In total twenty-eight long read runs, ninety-six runs on 2.5kbp mate-pair libraries, and forty runs on 5kbp mate-pair libraries were generated. Mate-pair libraries in each size range were constructed multiple times, yielding five mate-pair libraries of approximately 5kbp insert size and an additional five libraries at about 2.5kbp. More detail on the sequencing data is provided in appendix 1.

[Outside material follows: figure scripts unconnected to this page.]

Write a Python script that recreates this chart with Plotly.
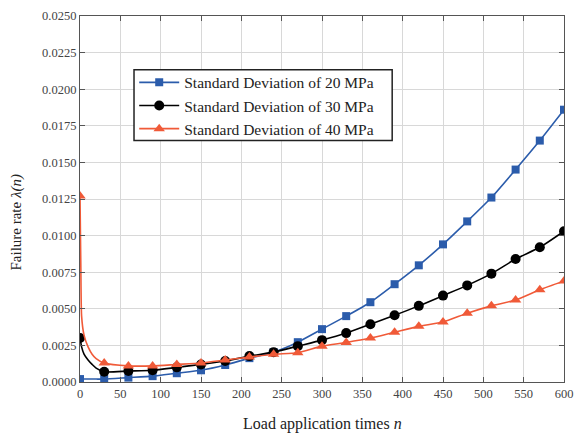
import plotly.graph_objects as go

n_pts = [0, 30, 60, 90, 120, 150, 180, 210, 240, 270, 300, 330, 360, 390, 420, 450, 480, 510, 540, 570, 600]
sd20 = [0.0002, 0.0002, 0.0003, 0.0004, 0.0006, 0.0008, 0.00116, 0.00163, 0.00204, 0.00272, 0.00361,
        0.0045, 0.00545, 0.00668, 0.00797, 0.0094, 0.01097, 0.0126, 0.01451, 0.01649, 0.0186]
sd30 = [0.0030, 0.0007, 0.00075, 0.0008, 0.0010, 0.0012, 0.00143, 0.00177, 0.00204, 0.00245, 0.00286,
        0.00334, 0.00395, 0.00456, 0.0052, 0.0059, 0.0066, 0.0074, 0.0084, 0.0092, 0.0103]
sd40 = [0.0127, 0.0013, 0.0011, 0.0011, 0.0012, 0.0013, 0.0015, 0.0017, 0.0019, 0.0020, 0.00245,
        0.0027, 0.0030, 0.0034, 0.0038, 0.0041, 0.0047, 0.0052, 0.0056, 0.0063, 0.0069]

# extra curve readings near the origin (line only)
early_n = [1, 2, 5, 10, 15, 20]
early30 = [0.0027, 0.0024, 0.0019, 0.0015, 0.0012, 0.00095]
early40 = [0.0080, 0.0045, 0.0032, 0.0024, 0.0019, 0.0016]
early20 = [0.0002, 0.0002, 0.0002, 0.0002, 0.0002, 0.0002]

names = ["Standard Deviation of 20 MPa", "Standard Deviation of 30 MPa", "Standard Deviation of 40 MPa"]
colors = ["#2b5cab", "#000000", "#f05a38"]
symbols = ["square", "circle", "triangle-up"]
sizes = [8, 10, 10]

FONT = "Liberation Serif, Times New Roman, serif"

fig = go.Figure()
for ys, early, name, c, s, sz in zip([sd20, sd30, sd40], [early20, early30, early40], names, colors, symbols, sizes):
    xs = [n_pts[0]] + early_n + n_pts[1:]
    yl = [ys[0]] + early + ys[1:]
    fig.add_trace(go.Scatter(x=xs, y=yl, mode="lines", line=dict(color=c, width=1.6, shape="spline", smoothing=0.6),
                             showlegend=False, hoverinfo="skip"))
    fig.add_trace(go.Scatter(x=n_pts, y=ys, mode="markers", marker=dict(symbol=s, size=sz, color=c),
                             showlegend=False))
    fig.add_trace(go.Scatter(x=[None], y=[None], mode="lines+markers", name=name,
                             line=dict(color=c, width=1.6), marker=dict(symbol=s, size=sz, color=c)))

axis_common = dict(showline=True, linecolor="#555", linewidth=1.2, mirror="ticks", ticks="inside",
                   ticklen=5, tickcolor="#555", showgrid=True, gridcolor="#d8d8d8", gridwidth=1,
                   zeroline=False, ticklabeloverflow="allow",
                   tickfont=dict(family=FONT, size=12.5, color="#444"))

fig.update_xaxes(range=[0, 600], dtick=50, **axis_common)
fig.update_yaxes(range=[0, 0.025], dtick=0.0025, tickformat=".4f", **axis_common)

fig.update_layout(
    width=582, height=436,
    margin=dict(l=80, r=9, t=15, b=54),
    plot_bgcolor="white", paper_bgcolor="white",
    font=dict(family=FONT, color="#222"),
    legend=dict(x=0.112, y=0.864, xanchor="left", yanchor="top",
                bgcolor="rgba(0,0,0,0)", borderwidth=0,
                font=dict(family=FONT, size=15.5, color="#222"),
                tracegroupgap=0, itemwidth=40),
    shapes=[dict(type="rect", xref="paper", yref="paper", x0=0.1116, x1=0.645, y0=0.660, y1=0.853,
                 line=dict(color="#222", width=1.5), fillcolor="white", layer="above")],
    annotations=[
        dict(text="Load application times <i>n</i>", xref="paper", yref="paper", x=0.5, y=-0.114,
             xanchor="center", yanchor="middle", showarrow=False, font=dict(family=FONT, size=16, color="#222")),
        dict(text="Failure rate <i>λ(n)</i>", xref="paper", yref="paper", x=-0.132, y=0.436,
             xanchor="center", yanchor="middle", textangle=-90, showarrow=False,
             font=dict(family=FONT, size=15, color="#222")),
    ],
)

fig.write_html("out.html")
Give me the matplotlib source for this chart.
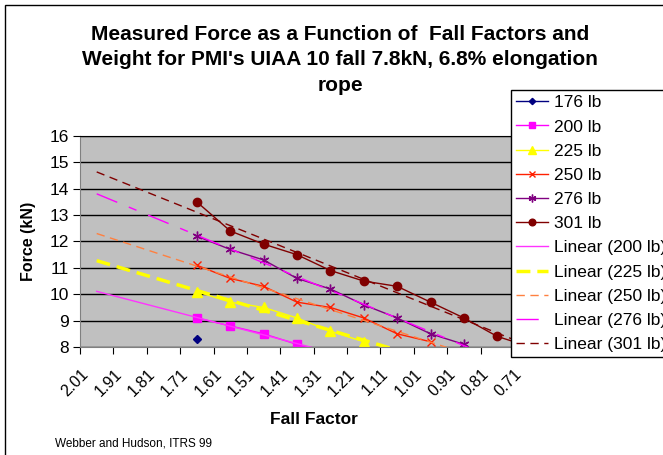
import matplotlib
matplotlib.use("Agg")
import matplotlib.pyplot as plt
import matplotlib.transforms as mtransforms
from matplotlib.patches import Rectangle
import numpy as np

plt.rcParams['font.family'] = ['Liberation Sans', 'DejaVu Sans']

# ---- data ----
ff_176 = [1.66]
f_176 = [8.3]
ff_200 = [1.66, 1.56, 1.46, 1.36, 1.26]
f_200 = [9.1, 8.8, 8.5, 8.1, 7.7]
ff_225 = [1.66, 1.56, 1.46, 1.36, 1.26, 1.16]
f_225 = [10.1, 9.7, 9.5, 9.1, 8.6, 8.2]
ff_250 = [1.66, 1.56, 1.46, 1.36, 1.26, 1.16, 1.06, 0.96]
f_250 = [11.1, 10.6, 10.3, 9.7, 9.5, 9.1, 8.5, 8.2]
ff_276 = [1.66, 1.56, 1.46, 1.36, 1.26, 1.16, 1.06, 0.96, 0.86]
f_276 = [12.2, 11.7, 11.3, 10.6, 10.2, 9.6, 9.1, 8.5, 8.1]
ff_301 = [1.66, 1.56, 1.46, 1.36, 1.26, 1.16, 1.06, 0.96, 0.86, 0.76, 0.66]
f_301 = [13.5, 12.4, 11.9, 11.5, 10.9, 10.5, 10.3, 9.7, 9.1, 8.4, 8.0]

x_ticks = [2.01, 1.91, 1.81, 1.71, 1.61, 1.51, 1.41, 1.31, 1.21, 1.11, 1.01, 0.91, 0.81, 0.71]
x_tick_labels = ["2.01", "1.91", "1.81", "1.71", "1.61", "1.51", "1.41", "1.31",
                 "1.21", "1.11", "1.01", "0.91", "0.81", "0.71"]
y_ticks = [8, 9, 10, 11, 12, 13, 14, 15, 16]

title = ("Measured Force as a Function of  Fall Factors and\n"
         "Weight for PMI's UIAA 10 fall 7.8kN, 6.8% elongation\nrope")

W, H = 663, 455
fig = plt.figure(figsize=(W / 100, H / 100), dpi=100)
fig.patch.set_facecolor('white')

ax = fig.add_axes([80 / W, 1 - 347 / H, (514 - 80) / W, (347 - 136) / H])
ax.set_facecolor('#C0C0C0')
ax.set_xlim(2.01, 0.71)
ax.set_ylim(8, 16)
ax.set_yticks(y_ticks)
ax.set_xticks(x_ticks)
ax.grid(axis='y', color='black', linewidth=1.0)
ax.set_axisbelow(True)
for s in ax.spines.values():
    s.set_color('black')
    s.set_linewidth(0.8)
ax.spines['left'].set_color('#808080')
ax.spines['bottom'].set_color('#808080')

# data series
handles = []
h, = ax.plot(ff_176, f_176, color='#000080', marker='D', markersize=4, lw=1, label='176 lb')
handles.append(h)
h, = ax.plot(ff_200, f_200, color='#FF00FF', marker='s', markersize=6, lw=1, label='200 lb')
handles.append(h)
h, = ax.plot(ff_225, f_225, color='#FFFF00', marker='^', markersize=7, lw=1, label='225 lb')
handles.append(h)
h, = ax.plot(ff_250, f_250, color='#FF2000', marker='x', markersize=6, mew=1, lw=1, label='250 lb')
handles.append(h)
h, = ax.plot(ff_276, f_276, color='#800080', marker=(6, 2, 0), markersize=7, mew=1, lw=1, label='276 lb')
handles.append(h)
h, = ax.plot(ff_301, f_301, color='#800000', marker='o', markersize=6, lw=1, label='301 lb')
handles.append(h)

# linear trendlines (backward forecast to 1.96, extended forward)
xt = np.array([1.96, 0.60])
def trend(xs, ys):
    m, b = np.polyfit(xs, ys, 1)
    return m * xt + b

h, = ax.plot(xt, trend(ff_200[:4], f_200[:4]), color='#FF33FF', lw=1.0, label='Linear (200 lb)')
handles.append(h)
h, = ax.plot(xt, trend(ff_225, f_225), color='#FFFF00', lw=2.5, dashes=(4, 2), label='Linear (225 lb)')
handles.append(h)
h, = ax.plot(xt, trend(ff_250, f_250), color='#FF8040', lw=1.0, dashes=(6, 4), label='Linear (250 lb)')
handles.append(h)
h, = ax.plot(xt, trend(ff_276, f_276), color='#FF00FF', lw=1.0, dashes=(16, 9, 6, 9), label='Linear (276 lb)')
handles.append(h)
h, = ax.plot(xt, trend(ff_301[:10], f_301[:10]), color='#800000', lw=1.0, dashes=(6, 4), label='Linear (301 lb)')
handles.append(h)

ax.tick_params(axis='y', direction='out', length=5, width=0.8, labelsize=12.5, pad=3, color='black')
ax.tick_params(axis='x', direction='out', length=5, width=0.8, labelsize=11.5, pad=9, color='black')
ax.set_xticklabels(x_tick_labels, rotation=45, ha='right', va='top')
offset = mtransforms.ScaledTranslation(11 / 100, 0, fig.dpi_scale_trans)
for lbl in ax.xaxis.get_majorticklabels():
    lbl.set_transform(lbl.get_transform() + offset)

fig.text(340 / W, 1 - 25 / H, title, ha='center', va='top', fontsize=15,
         fontweight='bold', linespacing=1.42)
fig.text(29 / W, 1 - 241 / H, 'Force (kN)', rotation=90, ha='center', va='center',
         fontsize=11.5, fontweight='bold')
fig.text(314 / W, 1 - 420 / H, 'Fall Factor', ha='center', va='center',
         fontsize=12.5, fontweight='bold')
fig.text(55 / W, 1 - 443 / H, 'Webber and Hudson, ITRS 99', ha='left', va='center',
         fontsize=8.5)

leg = fig.legend(handles=handles, loc='upper left', bbox_to_anchor=(511 / W, 1 - 90 / H),
                 bbox_transform=fig.transFigure, borderaxespad=0, fontsize=12.5,
                 frameon=True, fancybox=False, edgecolor='black', framealpha=1,
                 handlelength=1.85, handletextpad=0.3, labelspacing=0.52, borderpad=0.3,
                 markerscale=0.8)
leg.get_frame().set_linewidth(1.0)

fig.add_artist(Rectangle((5 / W, -0.5), 2.0, 1.5 - 5 / H, transform=fig.transFigure,
                         fill=False, edgecolor='black', lw=1.0))

fig.savefig('out.png', dpi=100)
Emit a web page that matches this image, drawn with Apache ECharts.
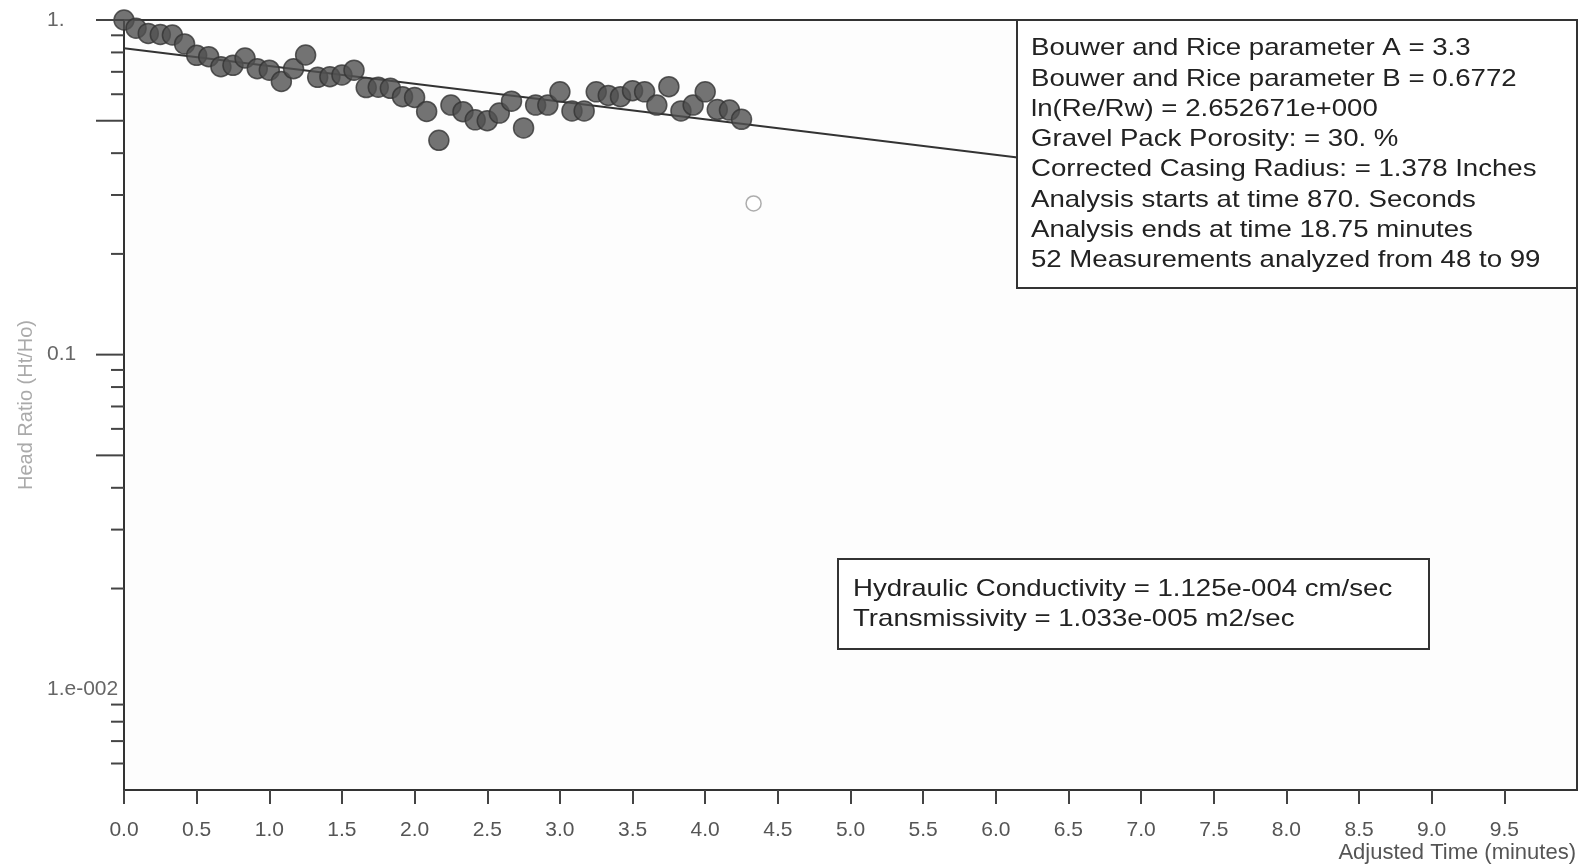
<!DOCTYPE html>
<html>
<head>
<meta charset="utf-8">
<script src="https://cdn.jsdelivr.net/npm/echarts@6/dist/echarts.min.js"></script>
<style>
html,body{margin:0;padding:0;background:#fff;}
#chart{width:1587px;height:866px;}
</style>
</head>
<body>
<div id="chart"></div>
<script>
// ---- data ----
const timeMinutes = [0.000,0.083,0.167,0.250,0.333,0.417,0.500,0.583,0.667,0.750,0.833,0.917,1.000,1.083,1.167,1.250,1.333,1.417,1.500,1.583,1.667,1.750,1.833,1.917,2.000,2.083,2.167,2.250,2.333,2.417,2.500,2.583,2.667,2.750,2.833,2.917,3.000,3.083,3.167,3.250,3.333,3.417,3.500,3.583,3.667,3.750,3.833,3.917,4.000,4.083,4.167,4.250];
const headRatio = [1.0,0.945,0.912,0.905,0.902,0.848,0.784,0.777,0.725,0.732,0.77,0.715,0.708,0.655,0.715,0.786,0.674,0.677,0.685,0.708,0.628,0.630,0.625,0.590,0.587,0.533,0.437,0.557,0.532,0.503,0.500,0.527,0.572,0.476,0.557,0.557,0.610,0.535,0.535,0.610,0.595,0.590,0.615,0.610,0.557,0.632,0.535,0.557,0.610,0.540,0.538,0.505];
const excludedTime = [4.333];
const excludedRatio = [0.283];
const fitTime = [0, 6.15];
const fitRatio = [0.823, 0.388];
const xTickLabels = ['0.0','0.5','1.0','1.5','2.0','2.5','3.0','3.5','4.0','4.5','5.0','5.5','6.0','6.5','7.0','7.5','8.0','8.5','9.0','9.5'];
const yLabelValues = [1, 0.1, 0.01];
const yLabelTexts = ['1.', '0.1', '1.e-002'];
const yLongTicks = [1, 0.5, 0.1, 0.05];
const yShortTicks = [0.9,0.8,0.7,0.6,0.4,0.3,0.2,0.09,0.08,0.07,0.06,0.04,0.03,0.02,0.009,0.008,0.007,0.006];
const xAxisTitle = 'Adjusted Time (minutes)';
const yAxisTitle = 'Head Ratio (Ht/Ho)';
const paramLines = [
  'Bouwer and Rice parameter A = 3.3',
  'Bouwer and Rice parameter B = 0.6772',
  'ln(Re/Rw) = 2.652671e+000',
  'Gravel Pack Porosity: = 30. %',
  'Corrected Casing Radius: = 1.378 Inches',
  'Analysis starts at time 870. Seconds',
  'Analysis ends at time 18.75 minutes',
  '52 Measurements analyzed from 48 to 99'
];
const resultLines = [
  'Hydraulic Conductivity = 1.125e-004 cm/sec',
  'Transmissivity = 1.033e-005 m2/sec'
];

// ---- build ----
const FONT = '"Liberation Sans", Arial, sans-serif';
const chart = echarts.init(document.getElementById('chart'), null, {renderer: 'canvas'});

const pts = timeMinutes.map((t, i) => [t, headRatio[i]]);
const excl = excludedTime.map((t, i) => [t, excludedRatio[i]]);
const fit = fitTime.map((t, i) => [t, fitRatio[i]]);
const tickData = yLongTicks.map(v => [0, v, 1]).concat(yShortTicks.map(v => [0, v, 0]));

function yFmt(v) {
  for (let k = 0; k < yLabelValues.length; k++) {
    if (Math.abs(v - yLabelValues[k]) < yLabelValues[k] * 1e-6) return yLabelTexts[k];
  }
  return '';
}
function xFmt(v) {
  const idx = Math.round(v * 2);
  return idx < xTickLabels.length ? xTickLabels[idx] : '';
}

const option = {
  animation: false,
  backgroundColor: '#ffffff',
  textStyle: {fontFamily: FONT},
  grid: {
    left: 124, right: 10, top: 20, bottom: 76,
    show: true, backgroundColor: '#fdfdfd', borderColor: '#333', borderWidth: 2
  },
  xAxis: {
    type: 'value', min: 0, max: 10, interval: 0.5,
    splitLine: {show: false},
    axisLine: {show: true, lineStyle: {color: '#333', width: 2}},
    axisTick: {show: true, inside: false, length: 14, lineStyle: {color: '#444', width: 2}},
    axisLabel: {formatter: xFmt, fontSize: 21, color: '#555', margin: 30, fontFamily: FONT, showMaxLabel: false},
    name: xAxisTitle, nameLocation: 'end', nameGap: -1,
    nameTextStyle: {fontSize: 22, color: '#555', align: 'right', verticalAlign: 'top', padding: [52, 0, 0, 0], fontFamily: FONT}
  },
  yAxis: {
    type: 'log', logBase: 10, min: 0.005, max: 1,
    splitLine: {show: false},
    axisLine: {show: true, lineStyle: {color: '#333', width: 2}},
    axisTick: {show: false},
    axisLabel: {formatter: yFmt, fontSize: 21, color: '#666', align: 'left', margin: 77, fontFamily: FONT},
    name: yAxisTitle, nameLocation: 'middle', nameGap: 86, nameRotate: 90,
    nameTextStyle: {fontSize: 20, color: '#aaa', fontFamily: FONT}
  },
  graphic: [
    {
      type: 'group', z: 100,
      children: [
        {type: 'rect', shape: {x: 1017, y: 20, width: 560, height: 268}, style: {fill: '#fff', stroke: '#333', lineWidth: 2}},
        {type: 'text', x: 1031, y: 33.5, scaleX: 1.15, style: {text: paramLines.join('\n'), font: '24px ' + FONT, lineHeight: 30.3, fill: '#222', verticalAlign: 'top'}},
        {type: 'rect', shape: {x: 838, y: 559, width: 591, height: 90}, style: {fill: '#fff', stroke: '#333', lineWidth: 2}},
        {type: 'text', x: 853, y: 574, scaleX: 1.15, style: {text: resultLines.join('\n'), font: '24px ' + FONT, lineHeight: 30.3, fill: '#222', verticalAlign: 'top'}}
      ]
    }
  ],
  series: [
    {
      type: 'line', data: fit, showSymbol: false, symbol: 'none',
      lineStyle: {color: '#333', width: 2}, z: 2, silent: true
    },
    {
      type: 'scatter', data: pts, symbol: 'circle', symbolSize: 20,
      itemStyle: {color: '#505050', borderColor: '#333', borderWidth: 1.5}, z: 3, silent: true
    },
    {
      type: 'scatter', data: excl, symbol: 'circle', symbolSize: 15,
      itemStyle: {color: '#fff', borderColor: '#999', borderWidth: 1.5}, z: 3, silent: true
    },
    {
      type: 'custom', data: tickData, clip: false, silent: true, z: 4,
      encode: {x: 0, y: 1},
      renderItem: function (params, api) {
        const p = api.coord([0, api.value(1)]);
        const len = api.value(2) ? 28 : 13;
        return {type: 'line', shape: {x1: p[0] - len, y1: p[1], x2: p[0], y2: p[1]}, style: {stroke: '#444', lineWidth: 2}};
      }
    }
  ]
};
chart.setOption(option);
</script>
</body>
</html>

Assembly of G. magnirostris genome: Data from twenty-eight long read runs, ninety-six runs on 2.5kbp mate-pair libraries, and forty runs on 5kbp mate-pair libraries were combined for the assembly. Mate-pair libraries in each size range were constructed multiple times, yielding five mate-pair libraries of approximately 5kbp insert size and an additional five libraries at about 2.5kbp. Pyrosequencing reads in SFF format were assembled by the Newbler software version 2.3 using the vendor recommended protocol. Briefly, contigs were generated using the long read data, and mate-pair reads were mapped to the contigs and used to link contigs into scaffolds. In total, 24.4 million reads comprising 7.0Gbp were used to form contigs and an additional 4.1 million read pairs were used for scaffolding.
The resulting assembly contains 12958 scaffolds in an estimated genome size of 1254.6Mbp, with a scaffold N50 of 382kbp. The scaffolds comprise 394409 contigs spanning 958.3Mbp. The coverage distribution has a median at 6.5x with a long tail to the right, suggesting that some repeat regions may not be fully resolved.
We are currently carrying out a more detailed analysis of the genome assembly but wanted to release the data to the community and thus have written this “data” paper.
We acknowledge the following people: Peter and Rosemary Grant for helping initiate the project, Greg Wray and Peg Riley for financial support, Russell Neches for assistance with some sequencing analyses, and Brian Desany, Karin Frederickson, Courtney Brady and Take Ogawa for help with communications with Roche.